听到陈东升变相给自个脸上贴金,陈长青倒是没有出言打击,他问:“小旭现在的情绪如何?”
“得知我可以请人帮他医治双腿,整个人瞧着明显有了生气。”
陈东升如实回应。
“这就好。”
陈长青叹口气,继而神色一凛,冷冷说:“你二弟和你身上发生的事最好不是她做的,否则,她后半辈子都别想落好!”
“等事情查明,一切都由爸做主。”
陈东升没意见,他也不想放条毒蛇一直在这个家里。
“明个记得去四合院那边陪你爷奶他们坐坐。”
陈长青提醒。
“好。”
陈东升应声。
“对了,之前你出任务受伤,后来被老乡抬到石宋村,我要是没记错的话,你萧爷爷他们一家正好在那村里生活,回头你到了那边,别忘了去看看,还有,多带些奶粉和麦乳精之类的营养品。
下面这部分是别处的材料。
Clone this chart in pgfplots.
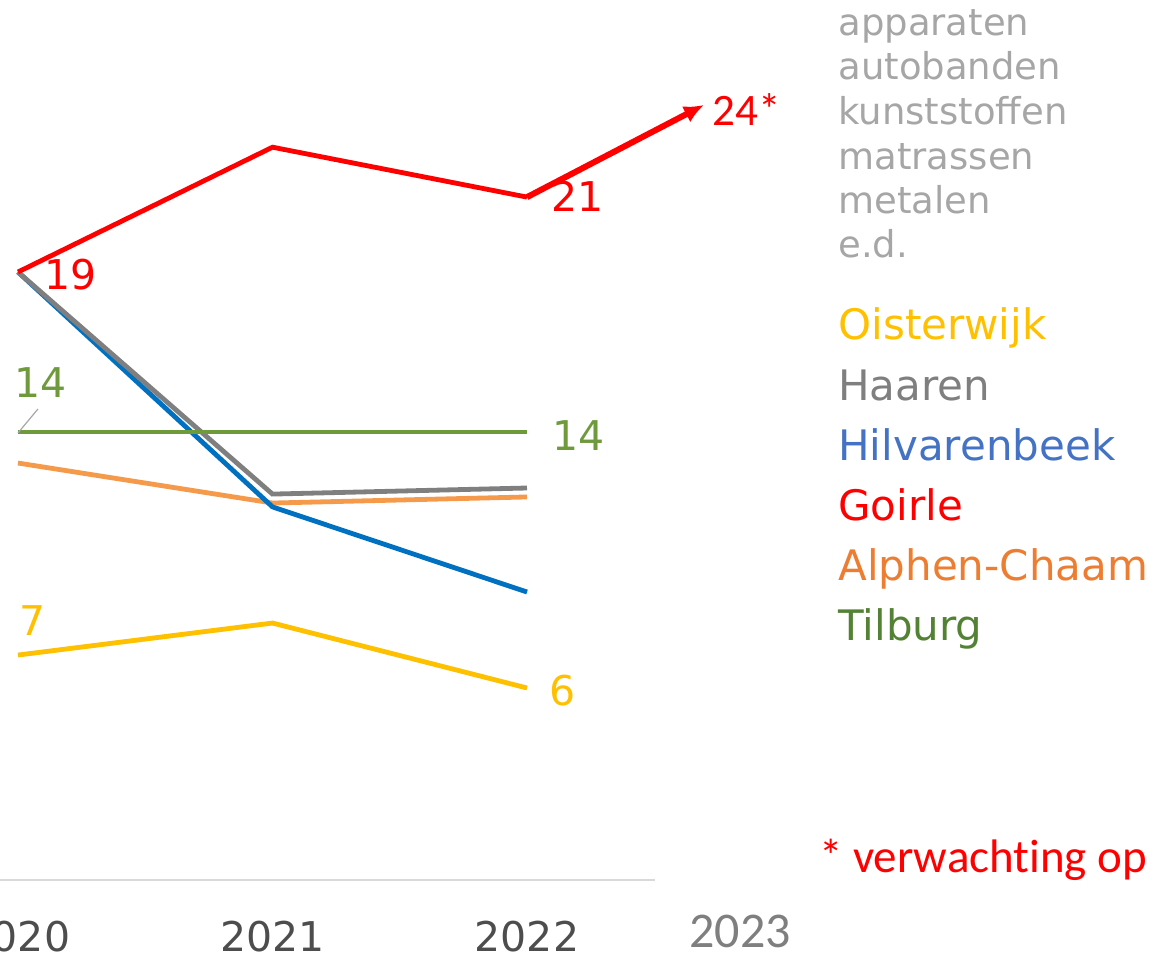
\documentclass[border=0pt]{standalone}
\usepackage{pgfplots}
\pgfplotsset{compat=1.18}
\usepackage{fontspec}
\setmainfont{DejaVu Sans}
\newfontfamily\carlito[Ligatures=NoCommon]{Carlito}
\usetikzlibrary{arrows.meta}
\definecolor{cYel}{HTML}{FFC000}
\definecolor{cGry}{HTML}{7F7F7F}
\definecolor{cBluL}{HTML}{0070C0}
\definecolor{cBluT}{HTML}{4472C4}
\definecolor{cRed}{HTML}{FF0000}
\definecolor{cOrL}{HTML}{F59A4A}
\definecolor{cOrT}{HTML}{ED7D31}
\definecolor{cGrnL}{HTML}{6F9A3C}
\definecolor{cGrnT}{HTML}{548235}
\definecolor{cLeg}{HTML}{A6A6A6}
\definecolor{cTick}{HTML}{4D4D4D}
\definecolor{cAx}{HTML}{D9D9D9}
\begin{document}
\begin{tikzpicture}
\begin{axis}[
  scale only axis, width=579.5pt, height=477.5pt,
  xmin=2019.9293, xmax=2024.4833, ymin=-2.34375, ymax=27.5,
  axis x line=middle, axis y line=none,
  x axis line style={draw=none},
  xtick={2020,2021,2022}, xticklabels={2020,2021,2022},
  xtick style={draw=none},
  xticklabel style={anchor=base, yshift=-33.5pt, inner sep=0pt, text depth=0pt, text=cTick, font=\fontsize{20.5}{24}\selectfont},
  ytick=\empty,
  clip=false,
  every node/.append style={inner sep=0pt},
]
\draw[cAx, line width=1.2pt] (axis cs:2019.9293,0) -- (axis cs:2022.503,0);
% Alphen-Chaam
\addplot[cOrL, line width=2.4pt] coordinates {(2020,13.03) (2021,11.78) (2022,11.97)};
% Hilvarenbeek
\addplot[cBluL, line width=2.4pt] coordinates {(2020,19) (2021,11.66) (2022,9.0)};
% Haaren
\addplot[cGry, line width=2.4pt] coordinates {(2020,19) (2021,12.06) (2022,12.25)};
% Tilburg
\addplot[cGrnL, line width=2.4pt] coordinates {(2020,14) (2021,14) (2022,14)};
% Oisterwijk
\addplot[cYel, line width=2.4pt] coordinates {(2020,7.03) (2021,8.03) (2022,6.0)};
% Goirle
\addplot[cRed, line width=2.4pt] coordinates {(2020,19) (2021,22.9) (2022,21.34)};
\addplot[cRed, line width=3pt, -{Latex[length=10pt,width=9pt]}] coordinates {(2022,21.34) (2022.6955,24.22)};
% leader line
\draw[cLeg, line width=0.6pt] (axis cs:2020,13.97) -- (axis cs:2020.0786,14.72);
% data labels
\node[anchor=base west, text=cRed, font=\fontsize{20.5}{24}\selectfont] at (axis cs:2020.075,18.4375) {19};
\node[anchor=base west, text=cRed, font=\fontsize{20.5}{24}\selectfont] at (axis cs:2022.067,20.875) {21};
\node[anchor=base west, text=cRed, font=\carlito\fontsize{22.5}{26}\selectfont] at (axis cs:2022.703,23.59) {24*};
\node[anchor=base west, text=cGrnL, font=\fontsize{20.5}{24}\selectfont] at (axis cs:2019.957,15.09) {14};
\node[anchor=base west, text=cGrnL, font=\fontsize{20.5}{24}\selectfont] at (axis cs:2022.071,13.41) {14};
\node[anchor=base west, text=cYel, font=\fontsize{20.5}{24}\selectfont] at (axis cs:2019.977,7.656) {7};
\node[anchor=base west, text=cYel, font=\fontsize{20.5}{24}\selectfont] at (axis cs:2022.059,5.469) {6};
% 2023
\node[anchor=base, text=cGry, font=\carlito\fontsize{25}{30}\selectfont] at (axis cs:2022.837,-2.094) {2023};
% grey legend
\begin{scope}[every node/.style={anchor=base west, inner sep=0pt, text=cLeg, font=\fontsize{18.5}{22}\selectfont}]
\node at (axis cs:2023.222,26.406) {apparaten};
\node at (axis cs:2023.222,25.0) {autobanden};
\node at (axis cs:2023.222,23.594) {kunststoffen};
\node at (axis cs:2023.222,22.1875) {matrassen};
\node at (axis cs:2023.222,20.8125) {metalen};
\node at (axis cs:2023.222,19.4375) {e.d.};
\end{scope}
% city names
\begin{scope}[every node/.style={anchor=base west, inner sep=0pt, font=\fontsize{21}{25}\selectfont}]
\node[text=cYel] at (axis cs:2023.222,16.906) {Oisterwijk};
\node[text=cGry] at (axis cs:2023.222,15.0) {Haaren};
\node[text=cBluT] at (axis cs:2023.222,13.125) {Hilvarenbeek};
\node[text=cRed] at (axis cs:2023.222,11.25) {Goirle};
\node[text=cOrT] at (axis cs:2023.222,9.375) {Alphen-Chaam};
\node[text=cGrnT] at (axis cs:2023.222,7.5) {Tilburg};
\end{scope}
\node[anchor=base west, text=cRed, font=\carlito\fontsize{23.5}{28}\selectfont] at (axis cs:2023.120,0.25) {* verwacht\kern0pt ing op};
\coordinate (SW) at (rel axis cs:0,0);
\coordinate (NE) at (rel axis cs:1,1);
\end{axis}
\pgfresetboundingbox
\path[use as bounding box] (SW) rectangle (NE);
\end{tikzpicture}
\end{document}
”
想到萧家,陈长青免不了想起女儿陈姝做的孽,哪怕他和家里老爷子口头上已和那个女儿断绝关系,但依旧难消他们心头的怒气。
娇纵任性,用手段嫁给萧昱,又用手段怀上孩子,可等到孩子出生,乍一得知萧家出事,便哭着闹着要离婚。
最后自杀未遂,不得已之下,家中老爷子出面,成全了陈姝的心思。
谁知,不到一个月,他的好女儿直接来个生米煮成熟饭,再次寻死觅活,哭着求着要嫁进王家,嫁给王家的老二。
说实话,陈家的脸面让陈姝给丢尽了,他很怀疑她是陈家的血脉,是他和赵苏的女儿!
然,怀疑又能怎样?
她可是张华那个女人连同赵苏的骨灰一起抱进陈家的。
据说是难产生下来的,被抱进陈家瘦瘦弱弱,看起来很难养活。
或许是出于这个原因,包括他在内,家里人对陈姝不曾有过什么要求,只希望她能平安长大,同时睁只眼闭只眼,由着张华将陈姝养得娇气十足。
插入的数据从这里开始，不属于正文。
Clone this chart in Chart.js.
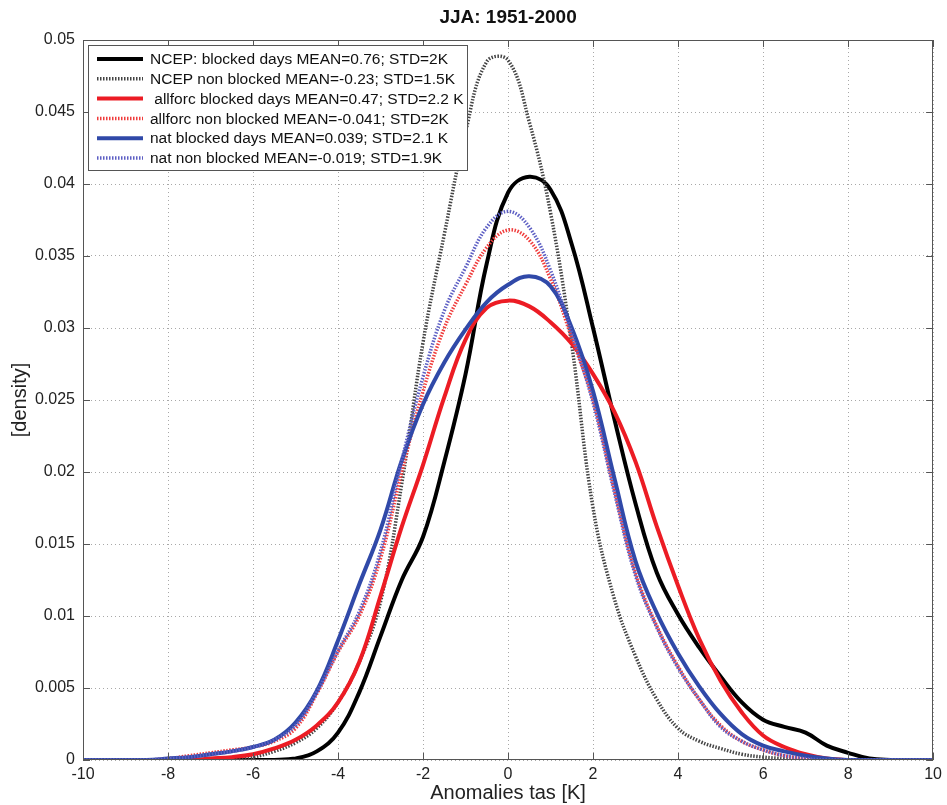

以至于小丫头娇纵任性,一点委屈都受不得,更不要说被训斥,这才有了对方对萧昱那孩子做的孽!
“爸……”
忽然,陈东升唤了陈长青一声。
“还有事?”
陈长青问。
“你就没怀疑过陈姝的身世?”不等陈长青做出反应,陈东升又说:“譬如陈姝并不是赵姨生的,而早年丢失的那个孩子……”
“没根据的事不要乱说。”
陈长青脸色一沉:“当年陈悦被家里保姆带出去走丢,小泽他妈得知后当即晕倒,醒过来整个人像是疯了一般冲出病房,跑到大街上寻找女儿……
她独自在城里大街小巷找了整整一个多星期,始终没陈悦的消息,承受不住打击,晕倒在马路边,还是路人好心送到医院。
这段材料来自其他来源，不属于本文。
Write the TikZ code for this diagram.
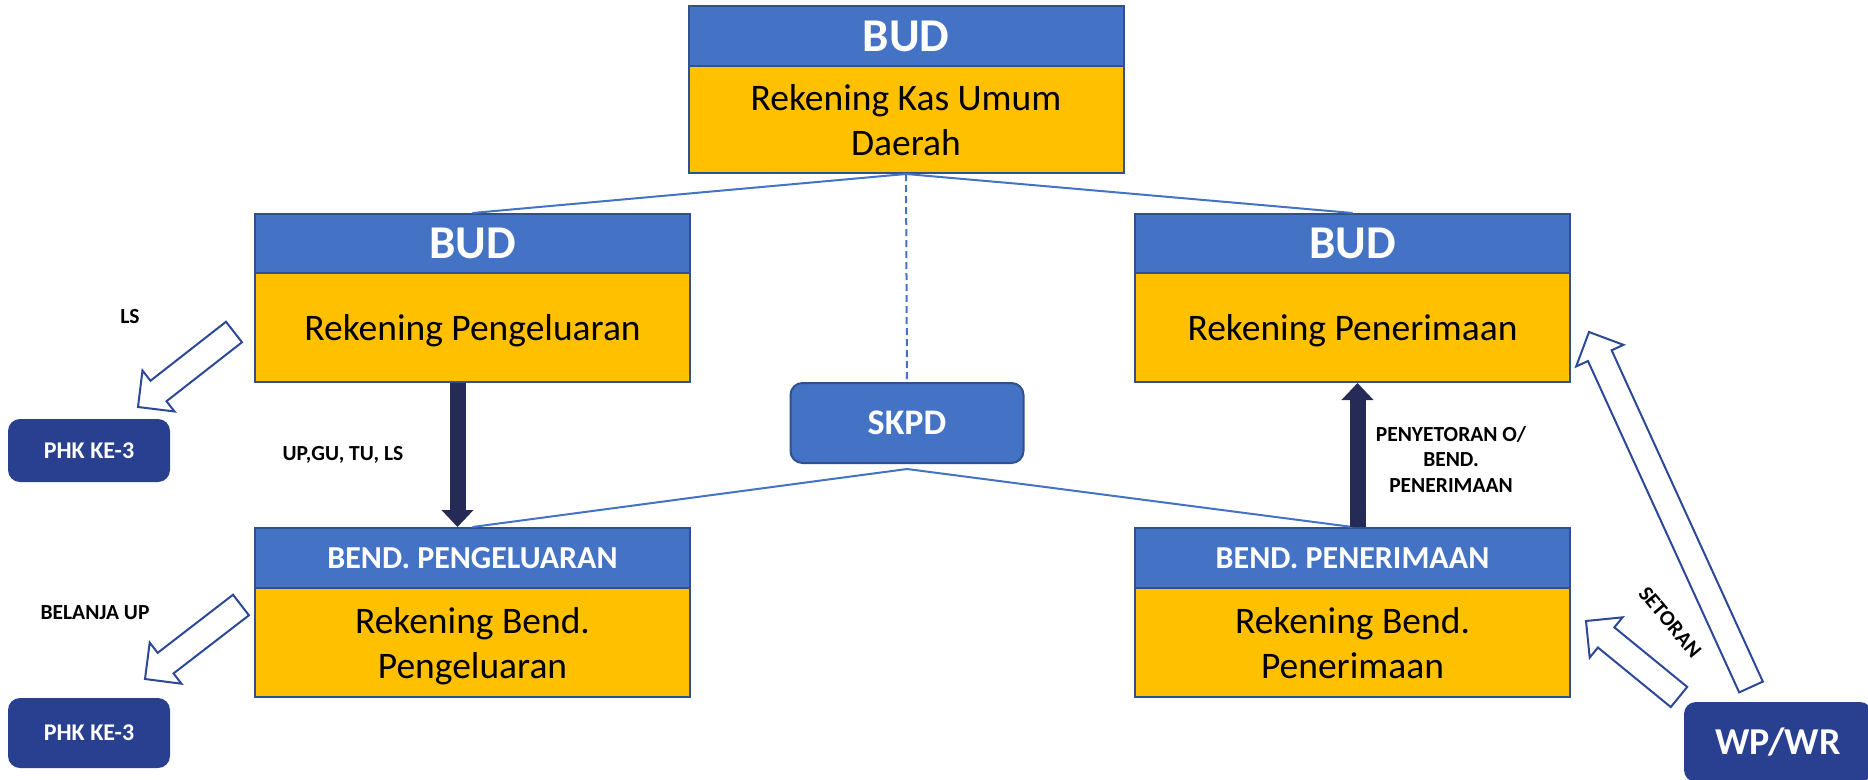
\documentclass[tikz,border=0pt]{standalone}
\usepackage{fontspec}
\setmainfont{Carlito}
\usetikzlibrary{arrows.meta,calc}

\definecolor{hblue}{HTML}{4472C4}
\definecolor{bordblue}{HTML}{2F528F}
\definecolor{gold}{HTML}{FFC000}
\definecolor{navy}{HTML}{262A56}
\definecolor{deepblue}{HTML}{28408F}
\definecolor{outlineblue}{HTML}{2C4897}

\begin{document}
\begin{tikzpicture}[x=1pt,y=-1pt,
  hdr/.style={rectangle, draw=bordblue, fill=hblue, line width=2pt, text=white,
    inner sep=0pt, minimum width=435pt, font=\bfseries\fontsize{47}{56}\selectfont},
  subhdr/.style={hdr, font=\bfseries\fontsize{32}{38}\selectfont},
  acct/.style={rectangle, draw=bordblue, fill=gold, line width=2pt, text=black,
    inner sep=0pt, minimum width=435pt, align=center, text depth=0pt,
    font=\fontsize{37.5}{45}\selectfont},
  party/.style={rectangle, rounded corners=12pt, fill=deepblue, text=white,
    inner sep=0pt, font=\bfseries\fontsize{24}{29}\selectfont},
  unitbox/.style={rectangle, rounded corners=12pt, draw=bordblue, fill=hblue,
    line width=2pt, text=white, inner sep=0pt,
    font=\bfseries\fontsize{36}{43}\selectfont},
  lbl/.style={text=black, inner sep=0pt, align=center,
    font=\bfseries\fontsize{21.5}{25.5}\selectfont},
  link/.style={draw=hblue, line width=2pt},
  flow/.style={draw=navy, line width=16pt, -{Triangle[width=31pt,length=17pt]}},
  blockarrow/.style={draw=outlineblue, line width=2pt, fill=white, line join=miter,
    to path={
      ($(\tikztostart)!13pt!90:(\tikztotarget)$)
      -- ($($(\tikztotarget)!26pt!(\tikztostart)$)!13pt!90:(\tikztotarget)$)
      -- ($($(\tikztotarget)!26pt!(\tikztostart)$)!26pt!90:(\tikztotarget)$)
      -- (\tikztotarget)
      -- ($($(\tikztotarget)!26pt!(\tikztostart)$)!26pt!-90:(\tikztotarget)$)
      -- ($($(\tikztotarget)!26pt!(\tikztostart)$)!13pt!-90:(\tikztotarget)$)
      -- ($(\tikztostart)!13pt!-90:(\tikztotarget)$)
      -- cycle}}
]
\useasboundingbox (0,0) rectangle (1868,779);

% account boxes: header + body
\node[hdr, minimum height=60pt]  (kasH)   at (906,36)     {BUD};
\node[acct, minimum height=107pt] (kasB)  at (906,119.5)  {Rekening Kas Umum\\Daerah};

\node[hdr, minimum height=59pt]  (budLh)  at (472.5,243.5) {BUD};
\node[acct, minimum height=109pt] (budLb) at (472.5,327.5) {Rekening Pengeluaran};

\node[hdr, minimum height=59pt]  (budRh)  at (1352.5,243.5) {BUD};
\node[acct, minimum height=109pt] (budRb) at (1352.5,327.5) {Rekening Penerimaan};

\node[subhdr, minimum height=60pt] (bendLh) at (472.5,558)   {BEND. PENGELUARAN};
\node[acct, minimum height=109pt]  (bendLb) at (472.5,642.5) {Rekening Bend.\\Pengeluaran};

\node[subhdr, minimum height=60pt] (bendRh) at (1352.5,558)   {BEND. PENERIMAAN};
\node[acct, minimum height=109pt]  (bendRb) at (1352.5,642.5) {Rekening Bend.\\Penerimaan};

\node[unitbox, minimum width=233pt, minimum height=80pt] (skpd) at (907,423) {SKPD};

% third parties
\node[party, minimum width=162pt, minimum height=63pt] (phkA) at (89,450.5) {PHK KE-3};
\node[party, minimum width=162pt, minimum height=70pt] (phkB) at (89,733)   {PHK KE-3};
\node[party, minimum width=188pt, minimum height=80pt,
      font=\bfseries\fontsize{38}{45}\selectfont] (wpwr) at (1778,742) {WP/WR};

% organisational links
\coordinate (skpdfoot) at ([yshift=-5pt]skpd.south);
\draw[link] (kasB.south) -- (budLh.north);
\draw[link] (kasB.south) -- (budRh.north);
\draw[link, dash pattern=on 7pt off 4pt] (kasB.south) -- (skpd.north);
\draw[link] (skpdfoot) -- (bendLh.north);
\draw[link] (skpdfoot) -- (bendRh.north);

% cash flows between accounts
\draw[flow] ([xshift=-15pt]budLb.south) -- ([xshift=-15pt]bendLh.north);
\draw[flow] ([xshift=5pt]bendRh.north) -- ([xshift=5pt]budRb.south);

% payments and deposits
\coordinate (lsTail) at (234,332);
\coordinate (lsTip)  at (138,407);
\coordinate (buTail) at (241,605);
\coordinate (buTip)  at (145,679);
\coordinate (stTail) at (1679,697);
\coordinate (stTip)  at (1586,621);
\coordinate (lgTail) at (1751,687);
\coordinate (lgTip)  at (1589,332);
\draw[blockarrow] (lsTail) to (lsTip);
\draw[blockarrow] (buTail) to (buTip);
\draw[blockarrow] (stTail) to (stTip);
\draw[blockarrow] (lgTail) to (lgTip);

% labels
\node[lbl] (lsL)  at (130,317) {LS};
\node[lbl] (upL)  at (343,455) {UP,GU, TU, LS};
\node[lbl] (belL) at (95,613)  {BELANJA UP};
\node[lbl] (penL) at (1451,459) {PENYETORAN O/\\BEND.\\PENERIMAAN};
\node[lbl, rotate=-50] (setL) at (1670,622) {SETORAN};
\end{tikzpicture}
\end{document}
在那之后,她卧病在床一年多,方从失去女儿的痛苦中走出来,要说陈悦不是她的孩子,这事没有证据证明前,不要在家里提起。”
“爸是担心陈姝知道伤心?”
陈东升问。
“……陈姝已经和这个家没有任何关系,我只是不想家里变得不安宁,不过……要是有证据能证明你的猜测……”
陈长青嘴里的话突然打住,半晌,他神色不明,再度启口:“陈悦那孩子已丢失十三四年,如果她真是我和你赵姨的女儿,那她现在又在哪里?”